With higher than average pay, a relatively low cost of living, and plenty of teaching opportunities, South Korea has become one of the premier locations for ESL teachers to begin their career teaching English overseas. Below are a few things a teacher needs to know to help them transition to their career in Korea and a few tips to help them in their job search.
Things to know
For a foreigner to be able to work legally in Korea they require an E2 visa. This means a degree is a necessity. Depending on the school, a teaching license from the applicants home country and/or teaching experience may also be required. Discrimination
Korea has always been an extremely insular, homogeneous country. Due to this, age and race can make finding a job difficult for retirees and nonwhite applicants. Cost of living
As a general rule, Korea has a much lower cost of living than the country an English teacher will be coming from, and a teacher's salary will be sufficient to live on and save some money also, but there are a few things that need to be considered. Depending on where the teacher lives and works, taxis can become extremely expensive. Gas prices are also high if the teacher chooses to drive in Korea. Koreans don't eat very much meat so it is far more expensive than more common Korean foods. This is especially true of red meat, which is almost all imported. Korea has extremely high tariffs and taxes on imports. Hours
Many schools will expect teachers to spend 30 hours a week actually teaching. While this is slightly higher than average, it isn't that significant. Some schools though, will push teachers to work 40 or more hours. Adding in travel time and prep work, this can quickly become overwhelming. Make sure the amount of teaching hours is clearly spelled out in the contract before agreeing to a position. Benefits
Many schools in Korea will either provide housing or a housing stipend for their teachers. This can be important as housing in certain parts of Korea can be very expensive.
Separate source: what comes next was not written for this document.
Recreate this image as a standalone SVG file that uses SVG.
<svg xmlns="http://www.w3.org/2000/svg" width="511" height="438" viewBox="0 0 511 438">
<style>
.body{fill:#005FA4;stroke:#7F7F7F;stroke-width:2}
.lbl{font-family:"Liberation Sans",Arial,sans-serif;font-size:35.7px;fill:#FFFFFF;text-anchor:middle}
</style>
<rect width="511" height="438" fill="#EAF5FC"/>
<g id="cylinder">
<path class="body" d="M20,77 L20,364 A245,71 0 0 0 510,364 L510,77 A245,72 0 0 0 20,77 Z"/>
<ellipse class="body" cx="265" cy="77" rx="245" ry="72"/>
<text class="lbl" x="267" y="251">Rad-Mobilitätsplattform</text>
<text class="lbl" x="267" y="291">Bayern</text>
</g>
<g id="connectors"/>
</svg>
Another common benefit is reimbursement for airfare to and from Korea upon completion of a teacher's contract.
Getting a job
Teaching jobs in Korea are generally obtained in one of three ways. 1-Being hired over the internet will usually bring a higher wage and flight reimbursement, but can be difficult. 2-Job placement agencies can help, but many charge high fees and may or may not have the teacher's best interest in mind. 3-Physically going to Korea and searching for jobs has the highest probability of success, but flight reimbursement and visa issues can be a problem with this route.